The St. Leger of that year was won by Gully's horse Margrave, and again he and his partner Ridsdale won large sums of money on the result. However, on this occasion there was a dispute between the two men. Ridsdale said in public that Gully had taken £12,000 from the result and this angered Gully who said he had £1200 from the result. The dispute came to a head during a hunt when the two men were on horseback. Ridsdale was in discussion with fellow huntsmen when Gully approached and asked Ridsdale to confirm what he had been saying about the money. This he did, at which point Gully called him a scoundrel and struck him a blow across his back with his stick before riding off. Although Ridsdale was not physically harmed he prosecuted Gully and was awarded £500.

==Challenged to a duel==
This was not the first time that Ridsdale had taken such a dispute to the courts. In 1829, he met army captain John Wilson in York, and accused him of addressing improper language to a lady in his protection. The lady in question was described later in court as "of great personal attraction" and living with Ridsdale "without having performed the usual ceremony of marriage". Captain Wilson gave his word to Ridsdale, as an officer and gentleman of 25 years service, that he had not addressed the lady and did not even know her. Ridsdale refused to believe him and this angered Wilson, who visited a local gunsmith where he procured a matched pair of pistols with ammunition. These he took to Ridsdale's home where he challenged him to a duel. Ridsdale refused to fight and took the matter to court. Duelling was against the law and the jury found Captain Wilson guilty. The judge considered that Ridsdale had been unwise not to believe Wilson, who had given his word as an officer and gentleman, so imposed a small fine of £5, which was paid immediately by Wilson.

==The Murton stud==
In the late 1820s Ridedale took residence in a village on the outskirts of York called Murton. He created a stud farm of over 320 acres with stabling, loose boxes, blacksmiths shop, shoeing shed, saddle rooms, coach house, granaries, barns and staff accommodation. He was also able to grow his own crops for horse feed. John Scott's Whitewall training establishment in Malton was about 18 miles distance from the Murton stud and he became Ridsdales trainer. The costs involved, plus Ridsdale life styles and his run of bad luck (or bad judgement) led to his eventual bankruptcy in 1836. His horses, equipment, land and buildings were auctioned off and Ridsdale slipped into obscurity.
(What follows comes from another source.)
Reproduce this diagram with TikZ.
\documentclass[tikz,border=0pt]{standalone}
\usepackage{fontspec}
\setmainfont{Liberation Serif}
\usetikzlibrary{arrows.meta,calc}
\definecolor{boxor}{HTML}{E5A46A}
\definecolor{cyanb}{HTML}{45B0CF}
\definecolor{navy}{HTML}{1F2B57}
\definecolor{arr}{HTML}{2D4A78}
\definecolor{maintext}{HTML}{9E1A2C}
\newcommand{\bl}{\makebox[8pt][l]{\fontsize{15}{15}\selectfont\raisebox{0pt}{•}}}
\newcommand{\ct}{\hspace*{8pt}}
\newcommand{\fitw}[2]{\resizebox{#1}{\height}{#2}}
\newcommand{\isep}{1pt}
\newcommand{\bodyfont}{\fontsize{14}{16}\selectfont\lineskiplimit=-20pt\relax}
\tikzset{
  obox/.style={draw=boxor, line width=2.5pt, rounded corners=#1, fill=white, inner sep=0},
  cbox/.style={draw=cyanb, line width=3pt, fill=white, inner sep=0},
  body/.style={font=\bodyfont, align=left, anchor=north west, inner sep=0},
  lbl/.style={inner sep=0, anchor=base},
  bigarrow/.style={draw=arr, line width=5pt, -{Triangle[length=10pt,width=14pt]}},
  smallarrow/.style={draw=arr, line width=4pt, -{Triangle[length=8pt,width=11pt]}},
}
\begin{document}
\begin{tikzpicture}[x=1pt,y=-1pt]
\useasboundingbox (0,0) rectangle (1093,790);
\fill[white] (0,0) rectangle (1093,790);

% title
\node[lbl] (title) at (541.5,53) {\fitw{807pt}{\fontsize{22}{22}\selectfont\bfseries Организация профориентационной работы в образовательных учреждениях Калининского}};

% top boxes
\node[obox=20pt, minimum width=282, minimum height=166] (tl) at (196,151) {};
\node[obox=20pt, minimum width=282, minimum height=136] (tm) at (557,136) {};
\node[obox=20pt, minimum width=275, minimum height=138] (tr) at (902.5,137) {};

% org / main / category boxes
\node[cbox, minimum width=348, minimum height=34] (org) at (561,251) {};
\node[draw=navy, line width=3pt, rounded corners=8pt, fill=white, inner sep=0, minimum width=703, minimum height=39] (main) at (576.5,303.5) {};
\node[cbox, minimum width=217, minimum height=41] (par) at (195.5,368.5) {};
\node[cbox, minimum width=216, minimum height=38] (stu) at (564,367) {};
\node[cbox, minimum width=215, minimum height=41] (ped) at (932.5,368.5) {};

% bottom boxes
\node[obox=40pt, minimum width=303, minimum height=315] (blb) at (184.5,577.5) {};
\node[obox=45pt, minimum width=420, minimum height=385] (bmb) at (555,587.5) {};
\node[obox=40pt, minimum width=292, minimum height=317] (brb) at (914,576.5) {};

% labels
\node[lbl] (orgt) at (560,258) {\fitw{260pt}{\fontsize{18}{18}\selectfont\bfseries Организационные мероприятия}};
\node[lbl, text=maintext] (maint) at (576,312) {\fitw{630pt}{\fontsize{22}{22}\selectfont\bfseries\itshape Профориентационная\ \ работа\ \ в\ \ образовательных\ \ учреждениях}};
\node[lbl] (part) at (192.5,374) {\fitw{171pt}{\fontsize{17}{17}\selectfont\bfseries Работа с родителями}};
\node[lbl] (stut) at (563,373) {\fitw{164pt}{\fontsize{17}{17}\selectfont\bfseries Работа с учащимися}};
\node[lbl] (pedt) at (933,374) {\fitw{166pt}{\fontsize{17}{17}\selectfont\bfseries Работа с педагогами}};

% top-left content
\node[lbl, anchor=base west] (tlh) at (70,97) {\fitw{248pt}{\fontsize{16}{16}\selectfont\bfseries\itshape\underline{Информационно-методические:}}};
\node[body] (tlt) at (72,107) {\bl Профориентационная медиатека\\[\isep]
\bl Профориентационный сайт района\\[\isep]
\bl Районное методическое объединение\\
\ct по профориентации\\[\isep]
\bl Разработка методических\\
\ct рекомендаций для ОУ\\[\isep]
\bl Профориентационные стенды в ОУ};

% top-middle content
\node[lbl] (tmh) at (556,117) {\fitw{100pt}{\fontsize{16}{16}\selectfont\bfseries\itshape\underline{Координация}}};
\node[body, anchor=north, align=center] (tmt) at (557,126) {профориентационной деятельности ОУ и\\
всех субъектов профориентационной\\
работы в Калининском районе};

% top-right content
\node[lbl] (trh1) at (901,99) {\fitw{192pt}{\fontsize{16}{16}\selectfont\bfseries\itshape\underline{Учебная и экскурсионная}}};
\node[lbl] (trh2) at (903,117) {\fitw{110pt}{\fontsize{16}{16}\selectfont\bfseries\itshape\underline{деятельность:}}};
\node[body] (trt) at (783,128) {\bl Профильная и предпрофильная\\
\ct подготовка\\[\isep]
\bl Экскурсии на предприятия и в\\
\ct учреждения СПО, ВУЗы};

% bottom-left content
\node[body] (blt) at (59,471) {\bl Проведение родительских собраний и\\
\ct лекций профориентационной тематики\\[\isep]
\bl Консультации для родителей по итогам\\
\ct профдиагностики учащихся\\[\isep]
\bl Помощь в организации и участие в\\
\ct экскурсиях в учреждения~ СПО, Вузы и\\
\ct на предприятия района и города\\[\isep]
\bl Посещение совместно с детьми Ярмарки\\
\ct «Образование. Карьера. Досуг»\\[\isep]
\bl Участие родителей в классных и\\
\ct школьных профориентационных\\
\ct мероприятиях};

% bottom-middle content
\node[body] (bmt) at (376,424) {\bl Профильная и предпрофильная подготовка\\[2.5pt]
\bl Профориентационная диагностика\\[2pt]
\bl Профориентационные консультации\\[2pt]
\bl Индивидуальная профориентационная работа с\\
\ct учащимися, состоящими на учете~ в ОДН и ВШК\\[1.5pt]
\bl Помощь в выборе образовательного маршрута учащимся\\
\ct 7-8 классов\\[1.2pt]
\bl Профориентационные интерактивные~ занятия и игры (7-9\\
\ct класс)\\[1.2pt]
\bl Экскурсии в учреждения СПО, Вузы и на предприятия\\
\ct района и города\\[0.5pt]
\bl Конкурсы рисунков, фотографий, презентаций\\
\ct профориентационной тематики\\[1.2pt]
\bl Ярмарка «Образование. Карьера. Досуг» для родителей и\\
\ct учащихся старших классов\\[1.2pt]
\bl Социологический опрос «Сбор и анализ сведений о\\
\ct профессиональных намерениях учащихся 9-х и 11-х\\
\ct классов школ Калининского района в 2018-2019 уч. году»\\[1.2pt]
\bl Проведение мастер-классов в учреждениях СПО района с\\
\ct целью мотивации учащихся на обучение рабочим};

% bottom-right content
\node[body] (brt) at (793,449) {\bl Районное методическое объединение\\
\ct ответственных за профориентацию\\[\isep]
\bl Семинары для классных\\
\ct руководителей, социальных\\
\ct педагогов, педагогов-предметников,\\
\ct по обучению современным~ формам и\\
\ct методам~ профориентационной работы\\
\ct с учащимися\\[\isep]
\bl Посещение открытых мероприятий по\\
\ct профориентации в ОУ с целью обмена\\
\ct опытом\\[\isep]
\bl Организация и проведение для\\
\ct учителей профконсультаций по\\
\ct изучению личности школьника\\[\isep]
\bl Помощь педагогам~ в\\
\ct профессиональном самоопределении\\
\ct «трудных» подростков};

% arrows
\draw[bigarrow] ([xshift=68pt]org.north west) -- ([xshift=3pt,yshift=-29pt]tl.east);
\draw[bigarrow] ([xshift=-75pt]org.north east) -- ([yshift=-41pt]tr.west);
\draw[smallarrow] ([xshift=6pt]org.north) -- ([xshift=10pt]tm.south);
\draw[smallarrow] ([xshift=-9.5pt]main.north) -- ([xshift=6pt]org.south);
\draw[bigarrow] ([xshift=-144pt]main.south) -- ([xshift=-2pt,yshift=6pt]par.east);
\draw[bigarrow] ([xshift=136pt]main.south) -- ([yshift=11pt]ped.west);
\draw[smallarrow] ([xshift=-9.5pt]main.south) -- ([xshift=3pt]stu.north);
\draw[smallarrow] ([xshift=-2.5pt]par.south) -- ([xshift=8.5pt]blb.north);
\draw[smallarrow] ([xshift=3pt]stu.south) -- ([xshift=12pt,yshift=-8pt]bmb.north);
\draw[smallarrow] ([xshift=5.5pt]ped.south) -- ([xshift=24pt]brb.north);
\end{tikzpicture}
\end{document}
One of the stallions at Ridsdale's stud had been Tramp, purchased in 1830 from Frederick Lumley Savile, of Tickhill Castle. Tramp had been the sire of Ridsdale's Derby winner, St. Giles who was out of the dam Arcot Lass. In 1835 Tramp was gifted away by Ridsdale (due to the animal's failing health) and replaced by Lord Fitzwilliam's Mulatto. One of the horses that Mulatto served was Arcot Lass (owner by Mr Cattle) and the resulting foal was Bloomsbury, who became the 1837 Derby winner. Controversy surrounded the animal's progeny because the stud book registration said that the sire had been Tramp or Mulatto, whereas another registration said that the sire was just Mulatto. After Bloomsbury won the Derby the owner of the second placed horse lodged a protest due to these discrepancies, but this was overruled and the result stood. The matter was then taken to court and several witnesses were called to testify that Tramp could not have been the sire. The jury found for the owner of Bloomsbury, who by this time was Ridsdale's brother William.

==Final years==
It appears that Ridsdale had only one child, who was named Robert Ridsdale Jun. Sadly in 1835, at the age of 17 the lad was killed in a shooting accident when the trigger on his gun becoming snagged on a branch; this event happened just months before Ridsdale's bankruptcy. His wife, Sophia, died in Doncaster in 1846 and Ridsdale died in Newmarket in October 1856. The newspaper reports immediately after his death said that he died in his lodgings after dining out with friends, however, nearly all stories about him since have said he was found dead in a stable with only three coins in his pocket.